"Everyone Is Nervous" - Chinese Bond Bloodbath Reawakens As Hong Kong Stocks Turn Red For 2016

After a brief respite, the bloodbath in Chinese bonds is back, with futures plunging back to lows overnight amid liquidity fears (short-term lending rates are inverted) and growing anxiety over China's almost unprecedented debtload.

As The Wall Street Journal reports, a gradual tightening of short-term credit by China’s central bank - combined with rumors of liquidity squeezes at brokers - prompted a mini-rout in the country’s $8 trillion-plus bond market last week, forcing authorities to reverse course and inject some $86 billion in short- and medium-term funds.

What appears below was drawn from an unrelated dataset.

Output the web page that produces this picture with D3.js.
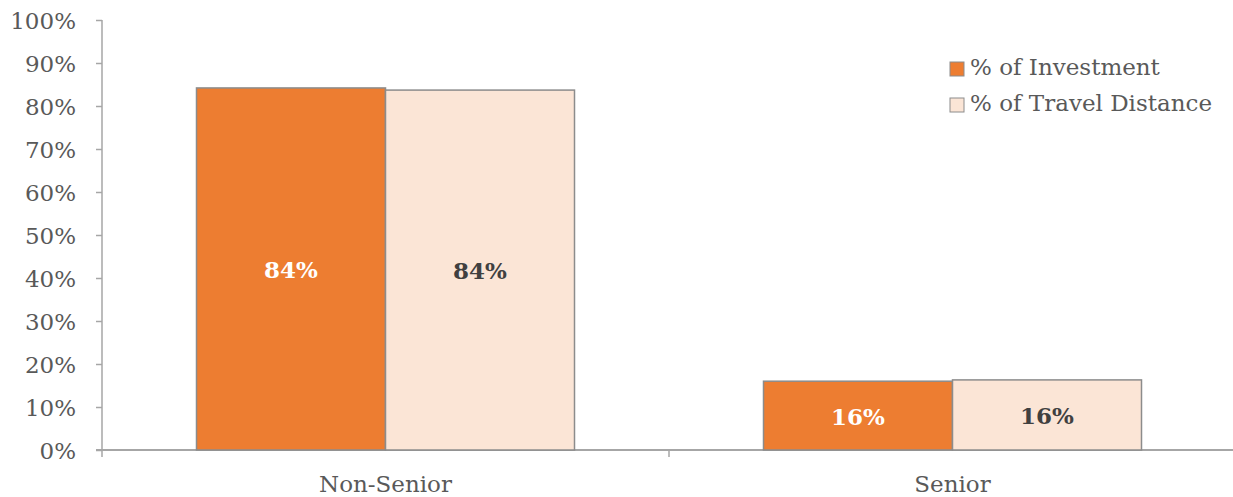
<!DOCTYPE html>
<html><head><meta charset="utf-8">
<script src="https://cdn.jsdelivr.net/npm/d3@7"></script>
<style>body{margin:0;background:#fff}svg{display:block}text{font-family:"DejaVu Serif","Liberation Serif",serif}</style>
</head><body>
<svg id="c" width="1233" height="497"></svg>
<script>
const categories = ["Non-Senior", "Senior"];
const seriesNames = ["% of Investment", "% of Travel Distance"];
const investment = [0.842, 0.160];
const travel = [0.837, 0.163];
const labels = [["84%", "84%"], ["16%", "16%"]];
const yTicks = [0,0.1,0.2,0.3,0.4,0.5,0.6,0.7,0.8,0.9,1.0];
const colors = ["#ED7D31", "#FBE5D6"];
const labelColors = ["#ffffff", "#404040"];

const svg = d3.select("#c");
const m = {l:102, r:1236, t:20, b:450};
const x0 = d3.scaleBand().domain(categories).range([m.l, m.r]).paddingInner(0).paddingOuter(0);
const x1 = d3.scaleBand().domain([0,1]).range([0, x0.bandwidth()]).paddingOuter(0.5).paddingInner(0);
const y = d3.scaleLinear().domain([0,1]).range([m.b, m.t]);

// y axis
const ya = svg.append("g").attr("transform",`translate(${m.l},0)`)
  .call(d3.axisLeft(y).tickValues(yTicks).tickFormat(d3.format(".0%")).tickSize(6).tickPadding(20));
ya.select(".domain").attr("stroke","#a6a6a6").attr("stroke-width",1.5).attr("d",`M0,${m.t}V${m.b}`);
ya.selectAll(".tick line").attr("stroke","#a6a6a6").attr("stroke-width",1.5);
ya.selectAll(".tick text").attr("fill","#595959").style("font-size","23px").attr("dy","0.36em");

// x axis
const xa = svg.append("g").attr("transform",`translate(0,${m.b})`);
xa.append("line").attr("x1",m.l-6).attr("x2",m.r).attr("stroke","#a6a6a6").attr("stroke-width",2);
const bounds = [m.l].concat(categories.map(c=>x0(c)+x0.bandwidth()));
xa.selectAll("line.t").data(bounds).join("line").attr("class","t")
  .attr("x1",d=>d).attr("x2",d=>d).attr("y1",0).attr("y2",7).attr("stroke","#a6a6a6").attr("stroke-width",1.5);
xa.selectAll("text").data(categories).join("text")
  .attr("x",d=>x0(d)+x0.bandwidth()/2).attr("y",42).attr("text-anchor","middle")
  .attr("fill","#595959").style("font-size","23px").text(d=>d);

// bars
const data = categories.map((c,i)=>[investment[i], travel[i]]);
categories.forEach((c,i)=>{
  const g = svg.append("g").attr("transform",`translate(${x0(c)},0)`);
  data[i].forEach((v,j)=>{
    g.append("rect").attr("x",x1(j)).attr("width",x1.bandwidth())
      .attr("y",y(v)).attr("height",y(0)-y(v))
      .attr("fill",colors[j]).attr("stroke","#8c8c8c").attr("stroke-width",1.5);
    g.append("text").attr("x",x1(j)+x1.bandwidth()/2).attr("y",(y(v)+y(0))/2+3)
      .attr("text-anchor","middle").attr("dominant-baseline","middle")
      .attr("fill",labelColors[j]).style("font-size","23px").style("font-weight","bold")
      .text(labels[i][j]);
  });
});

// legend
const lg = svg.append("g");
seriesNames.forEach((s,j)=>{
  const yy = 69 + j*36;
  lg.append("rect").attr("x",950).attr("y",yy-7).attr("width",14).attr("height",14)
    .attr("fill",colors[j]).attr("stroke","#8c8c8c").attr("stroke-width",1);
  lg.append("text").attr("x",970).attr("y",yy).attr("dominant-baseline","middle")
    .attr("fill","#595959").style("font-size","23px").text(s);
});
</script>
</body></html>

China’s total debt surged to around $27 trillion this year, or 260% of gross domestic product, compared with 154% in 2008 at the start of a stimulus program to offset the financial crisis. It is continuing to grow at more than twice the pace of the economy.

 

Economists say growing amounts of money are flowing into less-productive channels, such as keeping struggling companies on life support, or feeding speculative investments in everything from property to bonds and steel.

And overnight saw the short-term credit markets invert (overnight rates higher than 12m rates) as demand soars...

The bond selloff is raising concerns about the stability of China’s opaque and deeply intertwined credit markets.

“When you have an event like last week people take notice of it, you have to go back and review your China [investment] thesis,” said Jim Veneau, head of Asia fixed income at AXA Investment Managers in Hong Kong, with $2.2 billion under management.

 

“Everyone is nervous,” said Wang Ming, a partner at Shanghai Yaozhi Asset Management Co., which holds $2.9 billion in debt.

And it appears the brief moment of stability has passed...

 

Pushing bond futures back near their lows...

 

And while Chinese stocks were 'stable' overnight, Hong Kong was slammed. As Bloomberg reports, for the first time in four months, the city’s benchmark equities gauge has fallen into the red for the year.

The Hang Seng Index’s losses since its Sept. 9 high are approaching 10 percent, while the gauge is close to breaking below the closely-watched 200-day moving average. A separate momentum indicator has dropped to the lowest level since January’s rout.

The $4 trillion stock market, the world’s fourth largest, is losing ground as property developers tumble on rising borrowing costs, inflows from mainland investors dry up and a slumping yuan undermines investor confidence in Chinese assets. The retreat is also a blow to bulls who saw the previous quarter’s jump by the Hang Seng Index -- its biggest in seven years -- as the start of an extended rally after months of global underperformance.

“The crisis is not over,” said Zeng Xianzhao, a fund manager at Chongqing Nuoding Asset Management, with $28.7 million in assets: “The central bank’s liquidity injection only assuaged the crisis but didn’t solve it at its root.”